We get to know Libby, her family, and her friends well as she tells this story, and she is an interesting story-teller. Her love of the countryside, her awareness of the natural world around her, and especially her passion for trees, is as much part of her character as her love and concern for her brother and sisters. Her teenage half-awareness of the difficulties between her parents is evident, as is her love of her father, who had moved away from the family and who had died just a year before this story begins. "I don't know if I spent so much time with trees because I loved them or because of how much he loved me loving them."

Libby remembers how, when she was "about six," her father had sat her on the washing machine to scrub her feet and told her...

"There's copperheads in those woods Libby—you have to wear sneakers. You can't keep going around barefoot."

Jagged scabs scored my shins from climbing trees and crawling under laurel and rhododendron thickets.

He took my hand and pulled my fingers across the ridge of a particularly bumpy scab.

"See that? You're already turning into a tree. Your legs are becoming bark."

Libby's oldest sister, Marie (18), in spite of having "Hair on one side dyed black and spiked out like Siouxie Sioux's," and wearing Goth clothes, is the sensible one of the family, and the one all the others turn to whenever there are problems, rather than to their mother who always seems to be shut in her bedroom and cross. When Ellen turns up, dirty, blood-smeared and distressed at the house where Libby is babysitting, and is scared to go home because she thinks her mother will be angry with her, it is Marie who arranges for her own friend, Wilson, to pick her up in his father's car; Marie who thinks of the need for "antibiotics and Valium'; and Marie who helps to smuggle her into back into their own house.

Libby dislikes Wilson intensely and can't understand why Marie would want him as a friend. And it is Wilson, and his reaction when he finds out what happened to Ellen, who causes all the subsequent problems and puts the family in real danger.

Una Mannion keeps uncertainty and tension high throughout the book, but she also manages to make Libby a very believable and likable teenager. Libby's life is an essential part of her story, and we come to know about her friendship with Sage, whose family are far better off than her own; her concern for Thomas, who has become withdrawn since their father died; her feelings when Marie moves out to live and work independently; and her difficult relationship with her mother, whose "secret" boyfriend is probably the father of her youngest sibling but is never seen by the other children. There are teenage parties in the hills with kegs and pot; illicit night-time pool-bombing parties at the Mountain Swim Club; there is Jack, who may or may not like her; and there is the secret "Kingdom," a fort she and Sage have created, marked by a crooked tree they imagined "was one the Indians had used as signposts along trails to signal where there was good hunting or soft ground for shelter."

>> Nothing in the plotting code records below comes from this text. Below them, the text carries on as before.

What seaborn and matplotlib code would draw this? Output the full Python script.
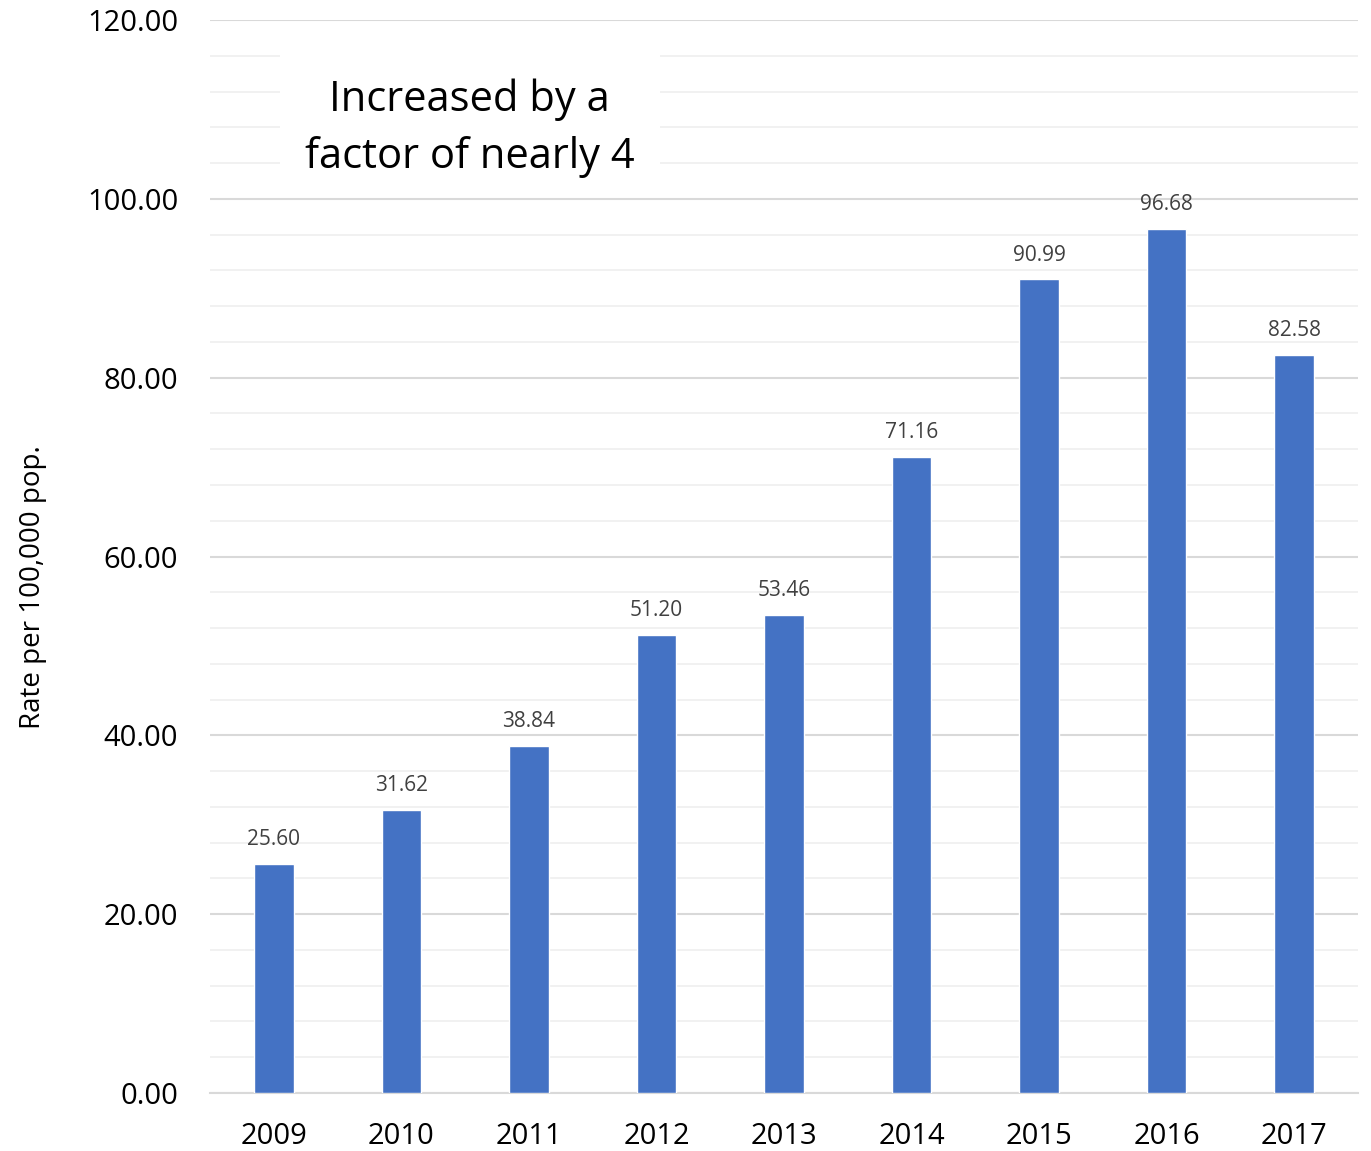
import matplotlib
matplotlib.use("Agg")
import matplotlib.pyplot as plt
import seaborn as sns
import pandas as pd
from matplotlib.patches import Rectangle
from matplotlib.ticker import MultipleLocator

years = ["2009", "2010", "2011", "2012", "2013", "2014", "2015", "2016", "2017"]
rates = [25.60, 31.62, 38.84, 51.20, 53.46, 71.16, 90.99, 96.68, 82.58]
y_label = "Rate per 100,000 pop."
note = "Increased by a\nfactor of nearly 4"

sns.set_theme(style="white")
plt.rcParams["font.family"] = ["Open Sans", "DejaVu Sans"]

df = pd.DataFrame({"year": years, "rate": rates})

fig = plt.figure(figsize=(13.71, 11.51), dpi=100)
ax = fig.add_axes([0.1532, 0.0504, 0.8373, 0.9322])

sns.barplot(data=df, x="year", y="rate", color="#4472C4", saturation=1,
            width=0.31, ax=ax, zorder=3)

ax.set_ylim(0, 120)
ax.yaxis.set_major_locator(MultipleLocator(20))
ax.yaxis.set_minor_locator(MultipleLocator(4))
ax.yaxis.set_major_formatter(lambda v, p: f"{v:.2f}")
ax.grid(which="major", axis="y", color="#d9d9d9", linewidth=1.5, zorder=0)
ax.grid(which="minor", axis="y", color="#f0f0f0", linewidth=1.3, zorder=0)
ax.set_axisbelow(True)

for s in ["top", "right", "left"]:
    ax.spines[s].set_visible(False)
ax.spines["bottom"].set_color("#d9d9d9")
ax.spines["bottom"].set_linewidth(1.5)

ax.tick_params(axis="both", which="both", length=0)
ax.tick_params(axis="y", labelsize=21, pad=23, labelcolor="#000000")
ax.tick_params(axis="x", labelsize=21, pad=21, labelcolor="#000000")
ax.set_xlabel("")
ax.set_ylabel("")
fig.text(33 / 1371, 1 - 587 / 1151, y_label, rotation=90, ha="center",
         va="center", fontsize=20, color="#000000")

ax.bar_label(ax.containers[0], fmt="%.2f", padding=10, fontsize=15,
             color="#404040")

# white callout box hiding the gridlines behind the note
ax.add_patch(Rectangle((0.061, 0.846), 0.331, 0.121, transform=ax.transAxes,
                       facecolor="white", edgecolor="none", zorder=2))
ax.text(0.226, 0.899, note, transform=ax.transAxes, ha="center", va="center",
        fontsize=30, color="#000000", linespacing=1.47, zorder=4)

fig.savefig("out.png", dpi=100)
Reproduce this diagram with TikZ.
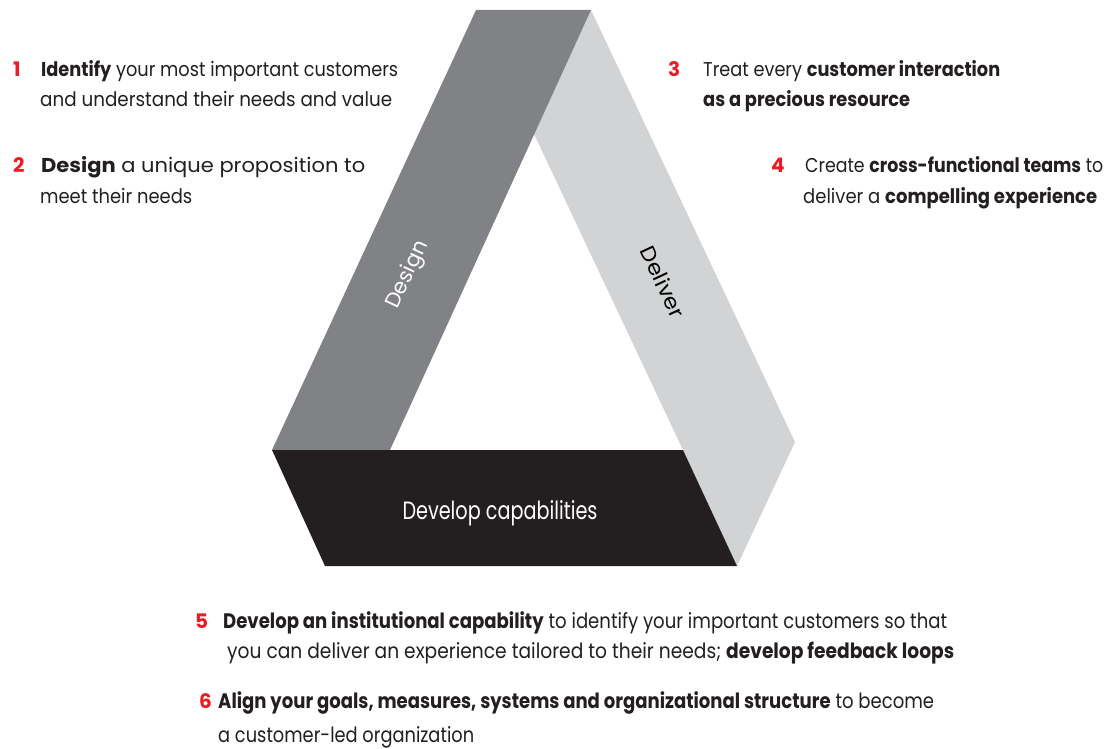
\documentclass[tikz,border=0pt]{standalone}
\usepackage{fontspec}
\setmainfont{Poppins}
\usepackage{graphicx}
\definecolor{numred}{HTML}{ED1C24}
\definecolor{darkband}{HTML}{808285}
\definecolor{lightband}{HTML}{D1D3D4}
\definecolor{blackband}{HTML}{231F20}
\definecolor{txt}{HTML}{231F20}
\newcommand{\fitw}[2]{\resizebox{#1pt}{\height}{#2}}
\tikzset{
  num/.style={anchor=base west, inner sep=0pt, text=numred, font=\fontsize{20}{24}\selectfont\bfseries},
  line/.style={anchor=base west, inner sep=0pt, text=txt, font=\fontsize{20}{24}\selectfont},
  bline/.style={anchor=base west, inner sep=0pt, text=txt, font=\fontsize{21}{25}\selectfont},
  bandlabel/.style={inner sep=0pt, font=\fontsize{21}{24}\selectfont},
}
\begin{document}
\begin{tikzpicture}[x=1pt,y=-1pt]
\useasboundingbox (0,0) rectangle (1111,749);
% bands
\fill[lightband] (591,10) -- (795,442) -- (737,566) -- (683,450) -- (534,134) -- cycle;
\fill[darkband] (476,10) -- (591,10) -- (390,450) -- (272,450) -- cycle;
\fill[blackband] (272,450) -- (683,450) -- (737,566) -- (325,566) -- cycle;
\node[bandlabel, rotate=65, text=white] (design) at (408,275) {\fitw{72}{Design}};
\node[bandlabel, rotate=-65, text=black] (deliver) at (663,282) {\fitw{76}{Deliver}};
\node[anchor=base, text=white, font=\fontsize{25}{28}\selectfont, inner sep=0pt] (devcap) at (500,519) {\fitw{195}{Develop capabilities}};
% top left
\node[num] (n1) at (13,77) {1};
\node[line] (l1a) at (41,77) {\fitw{357}{\textbf{Identify} your most important customers}};
\node[line] (l1b) at (40,107) {\fitw{352}{and understand their needs and value}};
\node[num] (n2) at (13,172) {2};
\node[line] (l2a) at (41,172) {\fitw{324}{\textbf{Design} a unique proposition to}};
\node[line] (l2b) at (40,204) {\fitw{152}{meet their needs}};
% top right
\node[num] (n3) at (668,77) {3};
\node[line] (l3a) at (703,77) {\fitw{297}{Treat every \textbf{customer interaction}}};
\node[line] (l3b) at (703,107) {\fitw{207}{\textbf{as a precious resource}}};
\node[num] (n4) at (771,172) {4};
\node[line] (l4a) at (805,172) {\fitw{298}{Create \textbf{cross-functional teams} to}};
\node[line] (l4b) at (803,204) {\fitw{294}{deliver a \textbf{compelling experience}}};
% bottom
\node[num] (n5) at (195,628) {5};
\node[bline] (l5a) at (223,628) {\fitw{724}{\textbf{Develop an institutional capability} to identify your important customers so that}};
\node[bline] (l5b) at (227,658) {\fitw{727}{you can deliver an experience tailored to their needs; \textbf{develop feedback loops}}};
\node[num] (n6) at (199,708) {6};
\node[bline] (l6a) at (218,708) {\fitw{716}{\textbf{Align your goals, measures, systems and organizational structure} to become}};
\node[bline] (l6b) at (218,742) {\fitw{256}{a customer-led organization}};
\end{tikzpicture}
\end{document}
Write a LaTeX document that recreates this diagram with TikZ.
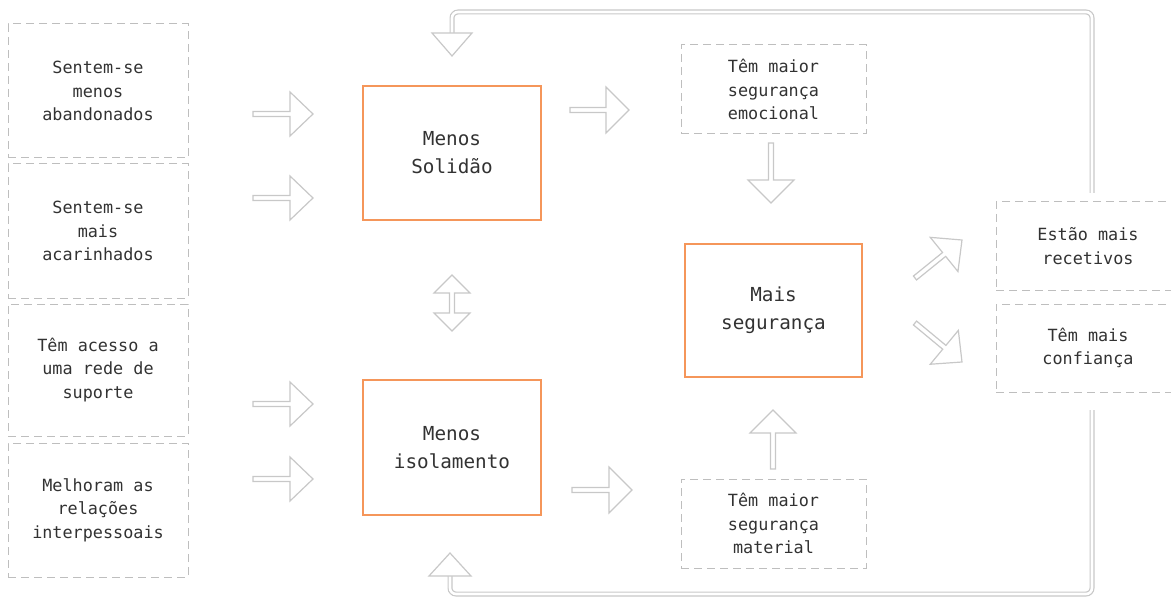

The Kingdom was an enclosure about four feet above the trail and set back in a natural ring formed by a stand of red oak and thick mountain laurel. Inside, deep green moss provided a natural carpet. Sage and I had dug a deep trench to bury a large suitcase filled with supplies: flashlights, batteries, canned food, sleeping bags and pillows—our own nuclear bunker.

The Kingdom comes to play an important part in the story later, when Ellen is kidnapped from the Sun Bowl Fourth of July Firework night. And when Libby borrows the Marksman air gun Marie had kept hidden in her closet, and creeps up as Wilson and Thomas fight with an armed giant of a man, the tension is almost unbearable.

Una Mannion has won several awards for her writing, but this is her first novel. It is set in rural Philadelphia, where she was born (she now lives in Ireland), and partly it reflects her childhood memories of woods and trails. Mostly, however, it is a gripping and beautifully imagined tale capturing Libby's relationship with her siblings and the way they co-operate in the dangerous situations following Ellen's traumatic experience after being ordered out of the car.